Выбрать главу

В жизни много правил, в том числе моральных, необходимость которых ни у кого не вызывает сомнения. Чем более интеллектуален человек, тем больше он склонен соблюдать правила. Пренебрегать правилами свойственно первобытному человеку. Например, современному носителю разума (даже опустившемуся маргиналу) не придет в голову вести себя так, как неандертальцу. У неандертальца лоб низкий, скошен к надбровным дугам, а это означает, что у него нет никаких тормозов, потому что именно во лбу находятся извилины, отвечающее за торможение. Не имея ограничений от природы, наш первобытный друг при виде батона колбасы в витрине гастронома, может запросто расколошматить стекло, чтобы схватить продукт и немедленно заполнить им желудок. Также он может без лишних раздумий напасть на красивую женщину, чтобы на месте удовлетворить свою обезьянью похоть. В ходе эволюции сформировались устойчивые правила, которые поддерживают общественный порядок, а не индивидуальные порывы души или животные инстинкты. Сегодня поведение вне правил, хоть и побуждаемое природой, считается преступлением.
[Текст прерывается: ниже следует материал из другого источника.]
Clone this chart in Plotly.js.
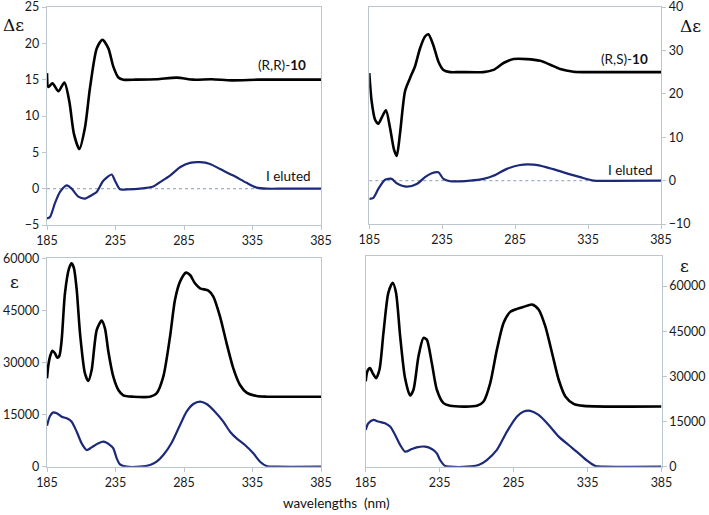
<!DOCTYPE html>
<html><head><meta charset="utf-8">
<script src="https://cdn.plot.ly/plotly-3.0.1.min.js"></script>
<style>html,body{margin:0;padding:0;background:#fff}#chart{width:709px;height:515px}</style>
</head><body><div id="chart"></div>
<script>
// ---- Data (wavelength nm / values) ----
const rrX = [185,186,189,193.3,197.7,201.3,204.7,208.6,212.7,216.4,221.3,225.4,229.8,233.4,237.1,240.7,250,265,279.7,292,305,320,340,360,385];
const rrY = [15.9,14.0,14.5,13.4,14.6,12.0,7.5,5.45,8.4,13.9,19.3,20.5,19.3,16.8,15.3,15.0,15.0,15.05,15.28,15.0,15.05,14.9,15.0,15.0,15.0];

const el1X = [185,187.2,190.8,194.5,199.4,203,207.9,212.7,217.6,221.3,226.1,232.2,234.6,238.3,243.2,252.9,262.6,267.5,274.8,282.1,289.4,296.7,304,311.3,321,330.7,338,345.3,357.5,369.7,385];
const el1Y = [-4.1,-3.9,-2.0,-0.45,0.45,0,-1.1,-1.36,-0.9,-0.45,1.1,1.95,1.1,-0.1,-0.1,0,0.3,0.9,1.8,2.95,3.55,3.64,3.4,2.7,1.8,0.8,0.15,0,0,0,0];

const rsX = [185,186.6,188.9,191.2,193.5,196.4,199.2,201.9,203.8,206,209.5,212.9,216.3,219.8,223.2,225.5,228.9,232.4,235.8,240.4,247.2,263.3,270.1,277,283.9,293,302.2,309,315.9,325,331.9,350,385];
const rsY = [24.8,18.3,14.1,13.1,14.5,16.2,12.2,7.2,5.7,10.7,20.6,23.6,26.3,30.5,33.2,33.7,31.2,27.4,25.5,25.0,25.0,25.0,25.5,27.1,28.0,28.0,27.6,26.7,25.7,25.1,25.0,25.0,25.0];

const el2X = [185,187.7,191.2,195.8,200.3,203.8,210.6,217.5,223.2,227.8,232.4,235.8,240.4,254.1,263.3,270.1,279.3,288.4,297.6,306.7,318.2,329.6,338.8,350.2,385];
const el2Y = [-4.2,-4.0,-1.9,0.2,0.4,-0.6,-1.4,-0.8,0.8,1.7,1.9,0.4,-0.15,0,0.4,1.1,2.7,3.6,3.66,3.05,1.9,0.8,0,-0.05,0];

const uvRRX = [185,186,187.2,188.9,190.8,192.5,194,195.7,198.1,201.1,203,204.7,206.7,209.1,212.7,215.2,217.6,221.3,224.9,227.3,229.8,233.4,237.1,240.7,248,260.2,265,269.9,274.8,278.4,282.1,286.5,289.4,293,296.7,302.8,306.4,311.3,316.1,321,325.9,330.7,338,345.3,385];
const uvRRY = [25440,29280,31680,33400,32640,31390,31870,36480,49920,57120,58560,57120,50880,38400,26880,24670,27840,39360,42050,39840,33120,25920,22080,20540,20160,20160,21120,25920,37440,48000,53280,55870,55200,52800,51360,50690,48960,43200,35520,28320,23520,21310,20350,20160,20160];

const uvEl1X = [185,187.2,189.6,192.1,195.7,199.4,203,206.7,210.3,214,217.6,222.5,226.1,231,233.4,235.9,238.3,243.2,252.9,260.2,265,269.9,276,282.1,286.9,291.8,296.7,301.5,307.6,313.7,318.6,323.4,329.5,335.6,340.5,345.3,352.6,385];
const uvEl1Y = [11810,14590,15650,15360,14400,13920,12960,10080,6720,4800,5570,6720,7200,6240,5280,2400,670,0,0,480,1440,3360,6910,12000,15840,18050,18720,18050,15840,12960,10080,8160,6240,3840,1440,190,0,0];

const uvRSX = [185,186.1,187.9,189.7,192,194.3,197,200.3,203.3,205.5,208.3,211.6,215,217.3,220.7,224.1,226.3,229.7,233.1,237.6,242.1,260.2,264.7,269.2,273.7,278.2,282.7,287.3,291.8,297.4,301.9,306.4,311,315.5,320,325.6,332.4,385];
const uvRSY = [28330,31670,32780,31110,29440,32220,44440,57780,61110,57780,43330,29440,23670,25560,36670,42780,42220,34440,25560,21110,20220,20220,21670,27780,38890,47780,51440,52440,53110,53890,52220,46670,37780,28890,23330,20890,20220,20000];

const uvEl2X = [185,186.8,190.2,193.6,198.1,201.5,204.9,208.3,211.6,216.2,219.5,225.2,229.7,233.1,235.3,238.7,242.1,253.4,261.3,266.9,273.7,280.5,287.3,291.8,296.3,301.9,308.7,315.5,322.2,329,334.7,340.3,346,385];
const uvEl2Y = [12220,14440,15560,15000,14440,13330,10560,7220,5000,5890,6440,6670,5890,4440,2220,220,0,0,560,2220,5560,11670,16670,18330,18560,17220,13890,10000,7220,4440,2000,220,0,0];

const xTicks = [185,235,285,335,385];

// ---- Styles ----
const BLACK = '#000000', NAVY = '#1C2978';
const W = 709, H = 515;
const FONT = 'Lato, "Open Sans", sans-serif';
const fx = p => p / W, fy = p => 1 - p / H;

function tr(x, y, color, width, xa, ya) {
  return {x: x, y: y, mode: 'lines', line: {color: color, width: width, shape: 'spline', smoothing: 0.7},
    xaxis: xa, yaxis: ya, hoverinfo: 'skip', showlegend: false};
}
const data = [
  tr(rrX, rrY, BLACK, 2.6, 'x', 'y'),
  tr(el1X, el1Y, NAVY, 2.2, 'x', 'y'),
  tr(rsX, rsY, BLACK, 2.6, 'x2', 'y2'),
  tr(el2X, el2Y, NAVY, 2.2, 'x2', 'y2'),
  tr(uvRRX, uvRRY, BLACK, 2.6, 'x3', 'y3'),
  tr(uvEl1X, uvEl1Y, NAVY, 2.2, 'x3', 'y3'),
  tr(uvRSX, uvRSY, BLACK, 2.6, 'x4', 'y4'),
  tr(uvEl2X, uvEl2Y, NAVY, 2.2, 'x4', 'y4')
];

const LINEC = '#BCC6CF';
function xa(d0, d1, anchor) {
  return {domain: [fx(d0), fx(d1)], range: [185, 385], tickvals: xTicks, anchor: anchor,
    showline: true, mirror: true, linecolor: LINEC, linewidth: 1.2, showgrid: false, zeroline: false,
    ticks: 'outside', ticklen: 4, tickcolor: LINEC, ticklabeloverflow: 'allow',
    tickfont: {family: FONT, size: 12.5, color: '#1a1a1a'}, fixedrange: true};
}
function ya(d0, d1, range, dtick, side, anchor) {
  return {domain: [fy(d1), fy(d0)], range: range, dtick: dtick, tick0: 0, side: side, anchor: anchor, tickformat: 'd',
    showline: true, mirror: true, linecolor: LINEC, linewidth: 1.2, showgrid: false, zeroline: false,
    ticks: 'outside', ticklen: 4, tickcolor: LINEC, ticklabeloverflow: 'allow',
    tickfont: {family: FONT, size: 12.5, color: '#1a1a1a'}, fixedrange: true};
}
function ann(text, x, y, xanchor, size, family) {
  return {text: text, xref: 'paper', yref: 'paper', x: fx(x), y: fy(y), xanchor: xanchor, yanchor: 'middle',
    showarrow: false, font: {family: family || FONT, size: size, color: '#111'}};
}
const SERIF = '"DejaVu Serif", "Liberation Serif", serif';

const layout = {
  width: W, height: H, margin: {l: 0, r: 0, t: 0, b: 0},
  paper_bgcolor: '#fff', plot_bgcolor: '#fff', showlegend: false,
  xaxis: xa(47, 321, 'y'),
  yaxis: ya(7, 225, [-5, 25], 5, 'left', 'x'),
  xaxis2: xa(369.3, 661, 'y2'),
  yaxis2: ya(7, 224, [-10, 40], 10, 'right', 'x2'),
  xaxis3: xa(47, 321, 'y3'),
  yaxis3: ya(258.3, 466.7, [0, 60000], 15000, 'left', 'x3'),
  xaxis4: xa(365.7, 661.5, 'y4'),
  yaxis4: ya(256, 466.7, [0, 70000], 15000, 'right', 'x4'),
  shapes: [
    {type: 'line', xref: 'x domain', yref: 'y', x0: 0, x1: 1, y0: 0, y1: 0, line: {color: '#9FB0C2', width: 1.2, dash: 'dot'}, layer: 'below'},
    {type: 'line', xref: 'x2 domain', yref: 'y2', x0: 0, x1: 1, y0: 0, y1: 0, line: {color: '#9FB0C2', width: 1.2, dash: 'dot'}, layer: 'below'}
  ],
  annotations: [
    ann('Δε', 13, 25, 'center', 17, SERIF),
    ann('Δε', 690, 26, 'center', 17, SERIF),
    ann('ε', 15, 282, 'center', 17, SERIF),
    ann('ε', 684, 266, 'center', 17, SERIF),
    ann('(R,R)-<b>10</b>', 308, 65, 'right', 13.5),
    ann('I eluted', 313, 176, 'right', 13.5),
    ann('(R,S)-<b>10</b>', 650, 59, 'right', 13.5),
    ann('I eluted', 655, 170, 'right', 13.5),
    ann('wavelengths\u00A0\u00A0(nm)', 336, 503, 'center', 13.5)
  ]
};
Plotly.newPlot('chart', data, layout, {staticPlot: true, displayModeBar: false});
</script></body></html>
Как уже было упомянуто, для создания стихов существуют свои правила, которые (подозреваю) были придуманы даже не людьми. Так что творцам поэтического цеха их нужно соблюдать также неукоснительно, как водителям — правила дорожного движения.

— Но порядок на дорогах — это одно, — возразит умник. — Несоблюдение ПДД может привести к трагическим последствиям. А сочинение стихов — совсем другое. Это выворачивание души наизнанку. С какой стати для откровения души я должен руководствоваться этими пятью ритмами? Ведь это заключение в тиски!

Чтобы ответить на это вопрос, снова приведу пример с токарным станком. Понаблюдайте, как обрабатывает он металл. Грубую металлическую болванку с рыжими пятнами коррозии зажимают в тисках, запускают вращение, и в нее начинает врезаться резец, отсекая кудрявые стружки. Затем заряжают более тонкий резец, и этот крутящийся кусок металла, который еще пару минут назад был грубым бесформенным обрубком, на глазах начинает принимать очертание, чего-то округлого, тонкого и красивого.

Так и мысль (невнятная, размытая, примитивная) обработанная в тисках поэтического ритма, становится прекрасной. А иной раз более тонкой и осмысленной, чем пришедшая в голову в первоначальным виде. Но главное в этом процессе не стихотворный шедевр. Главное то, что во время творческих мук творится в душе стихотворца. Кто никогда не писал стихов, тому не ведомо, в каких мирах, созвездиях и уголках мироздания пребывает в эти моменты душа. Самое удивительное, что если поэтическую мысль излагать в прозе, то таких высот душа не достигает. Потому, что только при писании стихов, по уверению Эдуарда Балашова, душу подхватывают высшие вихри и уносят очень высоко. «Кто помышлял о вышнем, того подхватит высь».

Повторюсь, главное в этом процессе не шедевр, который выходит из под пера поэта, а сам процесс. Именно во время него происходит таинство утончения души, или (говоря канцелярским языком) окультуривание, или (говоря по-библейски) избавление души от невежества.

Вот ради чего душа обязана трудиться. Здесь Николай Заболоцкий прав. Уловил основную суть поэзии. А Лев Николаевич говорил: стихи писать, все равно, что за плугом плясать. Поспешил старик с высказыванием.

 

 

18

 

Я знал многих людей, которых поэзия изменила в лучшую сторону. У моего друга, ульяновского поэта Василия Коробкова, были все шансы стать рецидивистом. В молодости угодил в колонию. Угодил по дурости, да по своей молодецкой лихости. Но именно там впервые его озарило на рифмы, и он стал тайком от соседей по камере писать стихи. Его первую тетрадку стихов отобрали надзиратели при обыске.

По освобождению Василий все свои хулиганские и блатные фени отсек одним махом. Стал фанатом поэзии и человеком добрейшей души. И стихи из-под его пера выходили на редкость человечные и удивительно мудрые, от которых становилось светло и радостно. Хотя университетов Коробков не заканчивал и свое образование по большей части получал на нарах. Василий и умер-то, можно сказать, на своем поэтическом посту — после встречи с читателями в библиотеке.

Я много наблюдал, как обращение к поэтическому творчеству преображало людей. Многих моих знакомых писание стихов изменило до неузнаваемости. Практически все мои ульяновские товарищи по поэтическому цеху были из простых пролетарских семей. Сегодня, это передовая часть городской интеллигенции.